Work instructions: Output the material beneath this task exactly, images excluded.

Entries with chart source code:
##############################
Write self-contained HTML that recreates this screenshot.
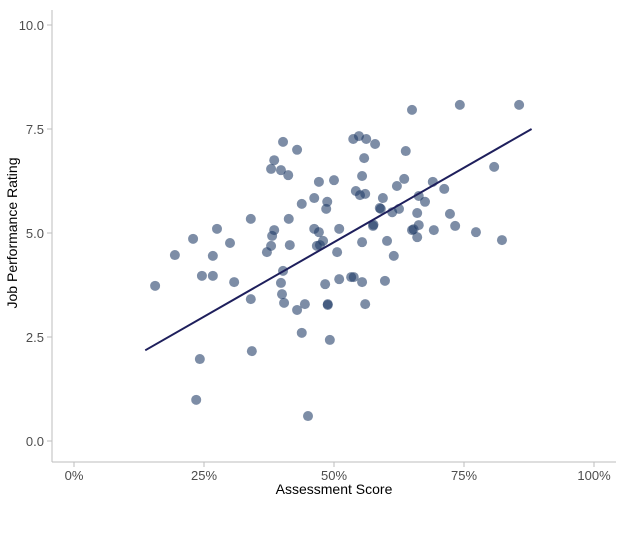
<!DOCTYPE html>
<html><head><meta charset="utf-8"><style>
body{margin:0;background:#fff;font-family:"Liberation Sans",sans-serif}
svg text{font-family:"Liberation Sans",sans-serif}
</style></head><body>
<svg id="chart" width="624" height="532" viewBox="0 0 624 532" xmlns="http://www.w3.org/2000/svg">
<rect width="624" height="532" fill="#fff"/>
<g id="axes"></g>
<g id="points"></g>
<g id="fit"></g>
<text x="334" y="494" text-anchor="middle" font-size="14" fill="#000">Assessment Score</text>
<text transform="translate(17,233) rotate(-90)" text-anchor="middle" font-size="14" fill="#000">Job Performance Rating</text>
</svg>
<script>
const xTicks=[0,25,50,75,100];
const xTickLabels=["0%","25%","50%","75%","100%"];
const yTicks=[0,2.5,5,7.5,10];
const yTickLabels=["0.0","2.5","5.0","7.5","10.0"];
const xs=[15.6,19.4,22.9,24.6,26.7,26.7,27.5,30.0,30.8,34.0,34.0,34.2,24.2,23.5,37.1,37.9,38.1,38.5,37.9,38.5,39.8,41.2,40.2,42.9,41.3,41.5,40.2,39.8,40.0,40.4,42.9,44.4,43.8,45.0,49.2,48.8,48.8,48.3,51.0,53.3,53.8,55.4,56.0,55.4,50.6,46.7,47.3,47.9,47.1,46.2,51.0,43.8,46.2,48.7,48.5,47.1,50.0,54.2,55.0,56.0,55.4,55.8,53.7,54.8,56.2,57.9,57.5,57.6,65.0,74.2,85.6,63.8,63.5,62.1,69.0,71.2,80.8,59.4,66.3,67.5,58.8,59.0,61.2,62.5,66.0,72.3,65.0,65.3,66.3,69.2,73.3,77.3,82.3,66.0,60.2,61.5,59.8];
const ys=[3.73,4.47,4.86,3.97,3.97,4.45,5.10,4.76,3.82,5.34,3.41,2.16,1.97,0.99,4.54,4.69,4.93,5.07,6.54,6.75,6.51,6.39,7.19,7.00,5.34,4.71,4.09,3.80,3.53,3.32,3.15,3.29,2.60,0.60,2.43,3.29,3.27,3.77,3.89,3.94,3.94,3.82,3.29,4.78,4.54,4.69,4.71,4.81,5.02,5.10,5.10,5.70,5.84,5.75,5.58,6.23,6.27,6.01,5.91,5.94,6.37,6.80,7.26,7.33,7.26,7.14,5.17,5.20,7.96,8.08,8.08,6.97,6.30,6.13,6.23,6.06,6.59,5.84,5.89,5.75,5.60,5.58,5.50,5.58,5.48,5.46,5.07,5.09,5.19,5.07,5.17,5.02,4.83,4.90,4.81,4.45,3.85];
const fitX=[13.7,88];
const fitY=[2.18,7.5];
const NS="http://www.w3.org/2000/svg";
const sx=v=>74+v*5.2, sy=v=>441-v*41.6;
function mk(t,a,p){const e=document.createElementNS(NS,t);for(const k in a)e.setAttribute(k,a[k]);p.appendChild(e);return e;}
const ax=document.getElementById('axes');
let l=mk('line',{x1:52,y1:10,x2:52,y2:462,stroke:'#bdbdbd','stroke-width':1},ax);


l=mk('line',{x1:52,y1:462,x2:616,y2:462,stroke:'#bdbdbd','stroke-width':1},ax);


yTicks.forEach((v,i)=>{
 mk('line',{x1:47,x2:52,y1:sy(v),y2:sy(v),stroke:'#bdbdbd'},ax);
 const t=mk('text',{x:44,y:sy(v)+5,'text-anchor':'end','font-size':13,fill:'#4d4d4d'},ax);
 t.textContent=yTickLabels[i];
 
 
});
xTicks.forEach((v,i)=>{
 mk('line',{x1:sx(v),x2:sx(v),y1:462,y2:467,stroke:'#bdbdbd'},ax);
 const t=mk('text',{x:sx(v),y:480,'text-anchor':'middle','font-size':13,fill:'#4d4d4d'},ax);
 t.textContent=xTickLabels[i];
 
 
});
const pg=document.getElementById('points');
xs.forEach((x,i)=>{
 const c=mk('circle',{cx:sx(x),cy:sy(ys[i]),r:5,fill:'#1f3a66','fill-opacity':0.58},pg);
 
 
});
const f=mk('line',{x1:sx(fitX[0]),y1:sy(fitY[0]),x2:sx(fitX[1]),y2:sy(fitY[1]),stroke:'#1e1f5c','stroke-width':2},document.getElementById('fit'));


</script>
</body></html>
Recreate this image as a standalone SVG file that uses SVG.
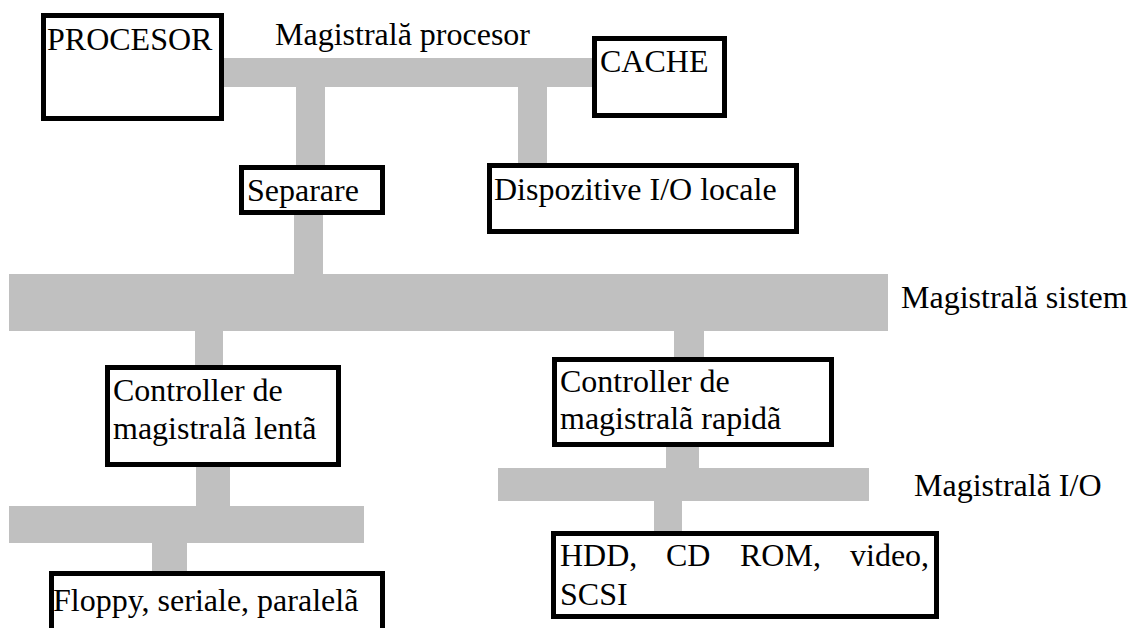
<svg xmlns="http://www.w3.org/2000/svg" width="1134" height="628" viewBox="0 0 1134 628">
<style>
.bus{fill:#C0C0C0;stroke:none}
.box{fill:#FFFFFF;stroke:#000000;stroke-width:5}
.t{font-family:'Liberation Serif','Times New Roman','DejaVu Serif',serif;font-size:32px;fill:#000000}
</style>
<rect width="1134" height="628" fill="#FFFFFF"/>
<g id="connectors">
<rect class="bus" x="224" y="58" width="368" height="29"/>
<rect class="bus" x="296" y="87" width="29" height="79"/>
<rect class="bus" x="518" y="87" width="29" height="77"/>
<rect class="bus" x="294" y="214" width="29" height="60"/>
<rect class="bus" x="9" y="274" width="879" height="57"/>
<rect class="bus" x="195" y="330" width="28" height="36"/>
<rect class="bus" x="674" y="330" width="30" height="28"/>
<rect class="bus" x="196" y="466" width="34" height="40"/>
<rect class="bus" x="9" y="506" width="355" height="37"/>
<rect class="bus" x="152" y="542" width="35" height="30"/>
<rect class="bus" x="666" y="446" width="33" height="22"/>
<rect class="bus" x="498" y="468" width="371" height="33"/>
<rect class="bus" x="654" y="500" width="28" height="32"/>
</g>
<g font-family="Liberation Serif, Times New Roman, DejaVu Serif, serif" font-size="32">
<g id="bus-labels">
<text class="t" x="275" y="45">Magistrală procesor</text>
<text class="t" x="901" y="308">Magistrală sistem</text>
<text class="t" x="914" y="496">Magistrală I/O</text>
</g>
<g id="procesor">
<rect class="box" x="43.5" y="15.5" width="178" height="103"/>
<text class="t" x="47" y="50">PROCESOR</text>
</g>
<g id="cache">
<rect class="box" x="594.5" y="38.5" width="130" height="77"/>
<text class="t" x="600" y="72">CACHE</text>
</g>
<g id="separare">
<rect class="box" x="241.5" y="167.5" width="141" height="45"/>
<text class="t" x="247" y="201">Separare</text>
</g>
<g id="dispozitive">
<rect class="box" x="489.5" y="165.5" width="307" height="66"/>
<text class="t" x="494" y="200">Dispozitive I/O locale</text>
</g>
<g id="controller-lenta">
<rect class="box" x="107.5" y="367.5" width="231" height="97"/>
<text class="t" x="113" y="401">Controller de</text>
<text class="t" x="113" y="439">magistralã lentã</text>
</g>
<g id="controller-rapida">
<rect class="box" x="554.5" y="359.5" width="277" height="85"/>
<text class="t" x="560" y="392">Controller de</text>
<text class="t" x="560" y="429">magistralã rapidã</text>
</g>
<g id="floppy">
<rect class="box" x="51.5" y="573.5" width="331" height="70"/>
<text class="t" x="53" y="611">Floppy, seriale, paralelã</text>
</g>
<g id="hdd">
<rect class="box" x="553.5" y="533.5" width="383" height="83"/>
<text class="t" y="566"><tspan x="560">HDD,</tspan><tspan x="666">CD</tspan><tspan x="740">ROM,</tspan><tspan x="850">video,</tspan></text>
<text class="t" x="560" y="605">SCSI</text>
</g>
</g>
</svg>
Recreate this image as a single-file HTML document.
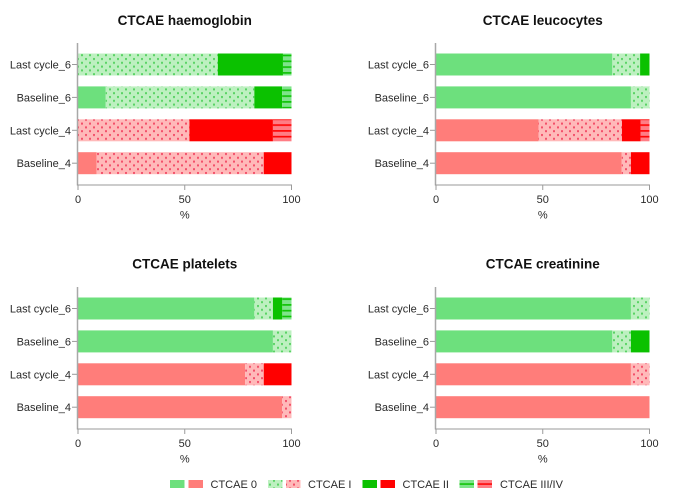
##############################
Task response:
Write self-contained HTML that recreates this screenshot.
<!DOCTYPE html>
<html><head><meta charset="utf-8"><style>
body{margin:0;background:#fff;font-family:"Liberation Sans",sans-serif}
svg text{font-family:"Liberation Sans",sans-serif}
</style></head><body>
<svg id="chart" width="624" height="532" viewBox="0 0 624 532" xmlns="http://www.w3.org/2000/svg">
<rect width="624" height="532" fill="#fff"/>
<g id="axes"></g>
<g id="points"></g>
<g id="fit"></g>
<text x="334" y="494" text-anchor="middle" font-size="14" fill="#000">Assessment Score</text>
<text transform="translate(17,233) rotate(-90)" text-anchor="middle" font-size="14" fill="#000">Job Performance Rating</text>
</svg>
<script>
const xTicks=[0,25,50,75,100];
const xTickLabels=["0%","25%","50%","75%","100%"];
const yTicks=[0,2.5,5,7.5,10];
const yTickLabels=["0.0","2.5","5.0","7.5","10.0"];
const xs=[15.6,19.4,22.9,24.6,26.7,26.7,27.5,30.0,30.8,34.0,34.0,34.2,24.2,23.5,37.1,37.9,38.1,38.5,37.9,38.5,39.8,41.2,40.2,42.9,41.3,41.5,40.2,39.8,40.0,40.4,42.9,44.4,43.8,45.0,49.2,48.8,48.8,48.3,51.0,53.3,53.8,55.4,56.0,55.4,50.6,46.7,47.3,47.9,47.1,46.2,51.0,43.8,46.2,48.7,48.5,47.1,50.0,54.2,55.0,56.0,55.4,55.8,53.7,54.8,56.2,57.9,57.5,57.6,65.0,74.2,85.6,63.8,63.5,62.1,69.0,71.2,80.8,59.4,66.3,67.5,58.8,59.0,61.2,62.5,66.0,72.3,65.0,65.3,66.3,69.2,73.3,77.3,82.3,66.0,60.2,61.5,59.8];
const ys=[3.73,4.47,4.86,3.97,3.97,4.45,5.10,4.76,3.82,5.34,3.41,2.16,1.97,0.99,4.54,4.69,4.93,5.07,6.54,6.75,6.51,6.39,7.19,7.00,5.34,4.71,4.09,3.80,3.53,3.32,3.15,3.29,2.60,0.60,2.43,3.29,3.27,3.77,3.89,3.94,3.94,3.82,3.29,4.78,4.54,4.69,4.71,4.81,5.02,5.10,5.10,5.70,5.84,5.75,5.58,6.23,6.27,6.01,5.91,5.94,6.37,6.80,7.26,7.33,7.26,7.14,5.17,5.20,7.96,8.08,8.08,6.97,6.30,6.13,6.23,6.06,6.59,5.84,5.89,5.75,5.60,5.58,5.50,5.58,5.48,5.46,5.07,5.09,5.19,5.07,5.17,5.02,4.83,4.90,4.81,4.45,3.85];
const fitX=[13.7,88];
const fitY=[2.18,7.5];
const NS="http://www.w3.org/2000/svg";
const sx=v=>74+v*5.2, sy=v=>441-v*41.6;
function mk(t,a,p){const e=document.createElementNS(NS,t);for(const k in a)e.setAttribute(k,a[k]);p.appendChild(e);return e;}
const ax=document.getElementById('axes');
let l=mk('line',{x1:52,y1:10,x2:52,y2:462,stroke:'#bdbdbd','stroke-width':1},ax);


l=mk('line',{x1:52,y1:462,x2:616,y2:462,stroke:'#bdbdbd','stroke-width':1},ax);


yTicks.forEach((v,i)=>{
 mk('line',{x1:47,x2:52,y1:sy(v),y2:sy(v),stroke:'#bdbdbd'},ax);
 const t=mk('text',{x:44,y:sy(v)+5,'text-anchor':'end','font-size':13,fill:'#4d4d4d'},ax);
 t.textContent=yTickLabels[i];
 
 
});
xTicks.forEach((v,i)=>{
 mk('line',{x1:sx(v),x2:sx(v),y1:462,y2:467,stroke:'#bdbdbd'},ax);
 const t=mk('text',{x:sx(v),y:480,'text-anchor':'middle','font-size':13,fill:'#4d4d4d'},ax);
 t.textContent=xTickLabels[i];
 
 
});
const pg=document.getElementById('points');
xs.forEach((x,i)=>{
 const c=mk('circle',{cx:sx(x),cy:sy(ys[i]),r:5,fill:'#1f3a66','fill-opacity':0.58},pg);
 
 
});
const f=mk('line',{x1:sx(fitX[0]),y1:sy(fitY[0]),x2:sx(fitX[1]),y2:sy(fitY[1]),stroke:'#1e1f5c','stroke-width':2},document.getElementById('fit'));


</script>
</body></html>
Recreate this image as a standalone SVG file that uses SVG.
<svg xmlns="http://www.w3.org/2000/svg" width="1134" height="628" viewBox="0 0 1134 628">
<style>
.bus{fill:#C0C0C0;stroke:none}
.box{fill:#FFFFFF;stroke:#000000;stroke-width:5}
.t{font-family:'Liberation Serif','Times New Roman','DejaVu Serif',serif;font-size:32px;fill:#000000}
</style>
<rect width="1134" height="628" fill="#FFFFFF"/>
<g id="connectors">
<rect class="bus" x="224" y="58" width="368" height="29"/>
<rect class="bus" x="296" y="87" width="29" height="79"/>
<rect class="bus" x="518" y="87" width="29" height="77"/>
<rect class="bus" x="294" y="214" width="29" height="60"/>
<rect class="bus" x="9" y="274" width="879" height="57"/>
<rect class="bus" x="195" y="330" width="28" height="36"/>
<rect class="bus" x="674" y="330" width="30" height="28"/>
<rect class="bus" x="196" y="466" width="34" height="40"/>
<rect class="bus" x="9" y="506" width="355" height="37"/>
<rect class="bus" x="152" y="542" width="35" height="30"/>
<rect class="bus" x="666" y="446" width="33" height="22"/>
<rect class="bus" x="498" y="468" width="371" height="33"/>
<rect class="bus" x="654" y="500" width="28" height="32"/>
</g>
<g font-family="Liberation Serif, Times New Roman, DejaVu Serif, serif" font-size="32">
<g id="bus-labels">
<text class="t" x="275" y="45">Magistrală procesor</text>
<text class="t" x="901" y="308">Magistrală sistem</text>
<text class="t" x="914" y="496">Magistrală I/O</text>
</g>
<g id="procesor">
<rect class="box" x="43.5" y="15.5" width="178" height="103"/>
<text class="t" x="47" y="50">PROCESOR</text>
</g>
<g id="cache">
<rect class="box" x="594.5" y="38.5" width="130" height="77"/>
<text class="t" x="600" y="72">CACHE</text>
</g>
<g id="separare">
<rect class="box" x="241.5" y="167.5" width="141" height="45"/>
<text class="t" x="247" y="201">Separare</text>
</g>
<g id="dispozitive">
<rect class="box" x="489.5" y="165.5" width="307" height="66"/>
<text class="t" x="494" y="200">Dispozitive I/O locale</text>
</g>
<g id="controller-lenta">
<rect class="box" x="107.5" y="367.5" width="231" height="97"/>
<text class="t" x="113" y="401">Controller de</text>
<text class="t" x="113" y="439">magistralã lentã</text>
</g>
<g id="controller-rapida">
<rect class="box" x="554.5" y="359.5" width="277" height="85"/>
<text class="t" x="560" y="392">Controller de</text>
<text class="t" x="560" y="429">magistralã rapidã</text>
</g>
<g id="floppy">
<rect class="box" x="51.5" y="573.5" width="331" height="70"/>
<text class="t" x="53" y="611">Floppy, seriale, paralelã</text>
</g>
<g id="hdd">
<rect class="box" x="553.5" y="533.5" width="383" height="83"/>
<text class="t" y="566"><tspan x="560">HDD,</tspan><tspan x="666">CD</tspan><tspan x="740">ROM,</tspan><tspan x="850">video,</tspan></text>
<text class="t" x="560" y="605">SCSI</text>
</g>
</g>
</svg>
Recreate this image as a single-file HTML document.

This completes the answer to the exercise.